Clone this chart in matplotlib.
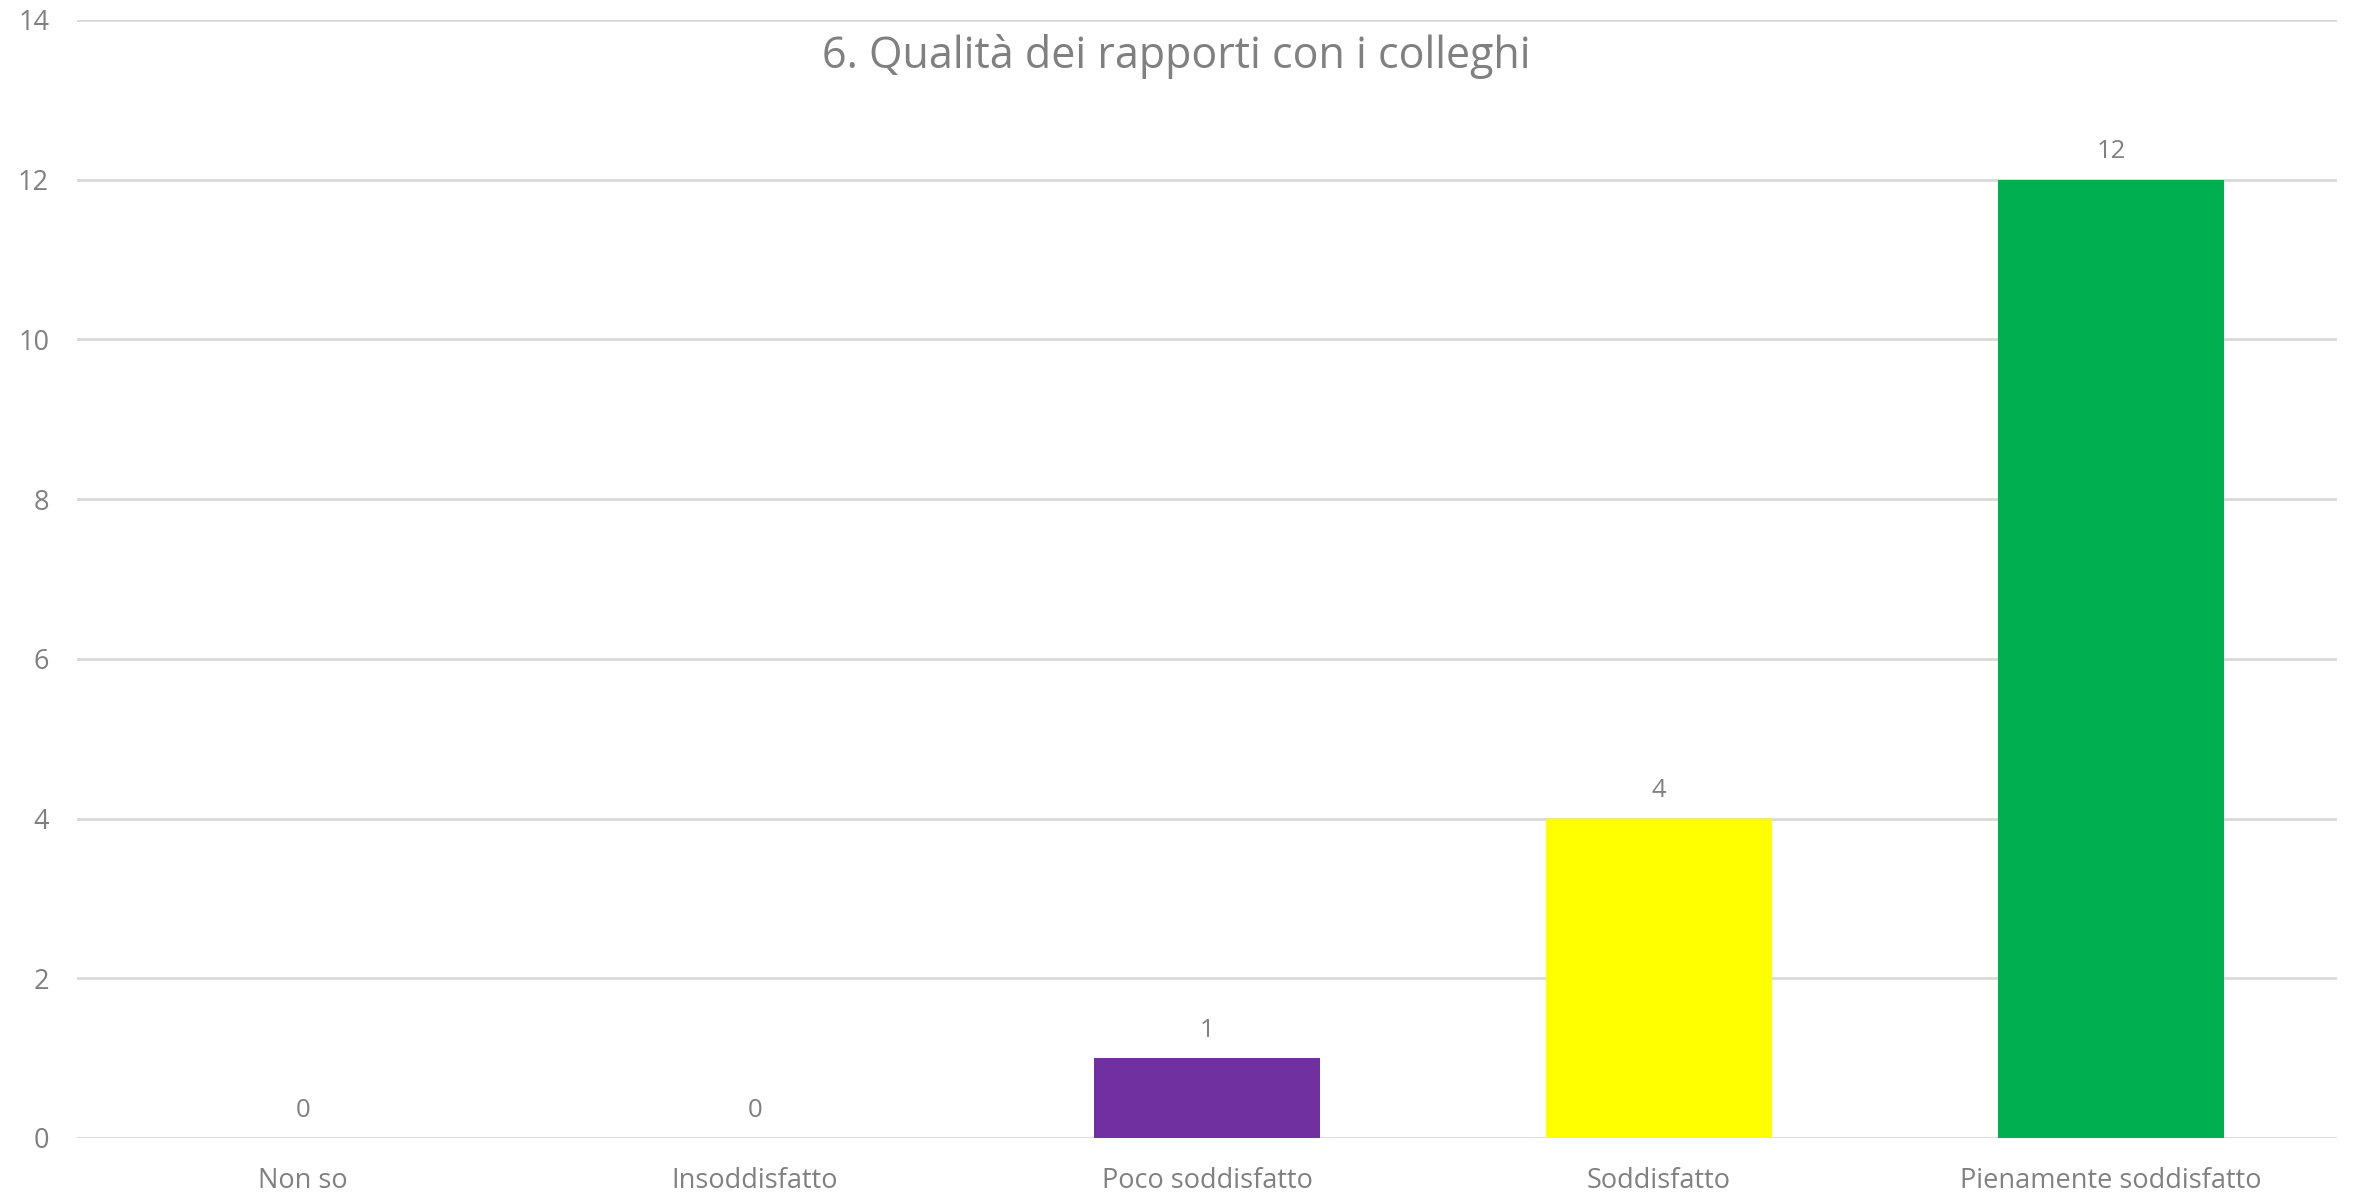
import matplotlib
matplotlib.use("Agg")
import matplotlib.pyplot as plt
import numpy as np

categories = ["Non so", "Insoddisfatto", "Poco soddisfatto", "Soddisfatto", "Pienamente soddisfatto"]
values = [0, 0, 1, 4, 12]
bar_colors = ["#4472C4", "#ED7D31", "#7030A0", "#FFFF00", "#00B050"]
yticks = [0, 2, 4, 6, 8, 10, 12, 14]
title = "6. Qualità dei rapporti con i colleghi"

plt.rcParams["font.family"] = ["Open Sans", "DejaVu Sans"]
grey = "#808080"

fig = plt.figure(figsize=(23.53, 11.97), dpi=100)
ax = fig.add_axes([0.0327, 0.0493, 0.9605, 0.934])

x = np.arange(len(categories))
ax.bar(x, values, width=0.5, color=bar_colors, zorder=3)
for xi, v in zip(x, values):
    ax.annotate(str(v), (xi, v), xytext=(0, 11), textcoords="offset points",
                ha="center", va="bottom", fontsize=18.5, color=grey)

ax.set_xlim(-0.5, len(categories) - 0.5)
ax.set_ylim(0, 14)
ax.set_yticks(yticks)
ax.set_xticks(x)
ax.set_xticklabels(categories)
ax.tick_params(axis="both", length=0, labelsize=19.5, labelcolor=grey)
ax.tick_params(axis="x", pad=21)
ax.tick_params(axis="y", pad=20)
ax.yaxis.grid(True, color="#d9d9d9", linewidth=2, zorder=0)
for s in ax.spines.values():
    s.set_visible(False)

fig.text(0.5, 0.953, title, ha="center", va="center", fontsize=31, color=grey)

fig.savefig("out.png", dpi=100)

_ _ _

EXERCISE BRIEF
Your task is to return the lines above, from the first one up to and including the line containing "import numpy as np", minus any pictures.

RESULT OF THIS EXERCISE
Clone this chart in matplotlib.
import matplotlib
matplotlib.use("Agg")
import matplotlib.pyplot as plt
import numpy as np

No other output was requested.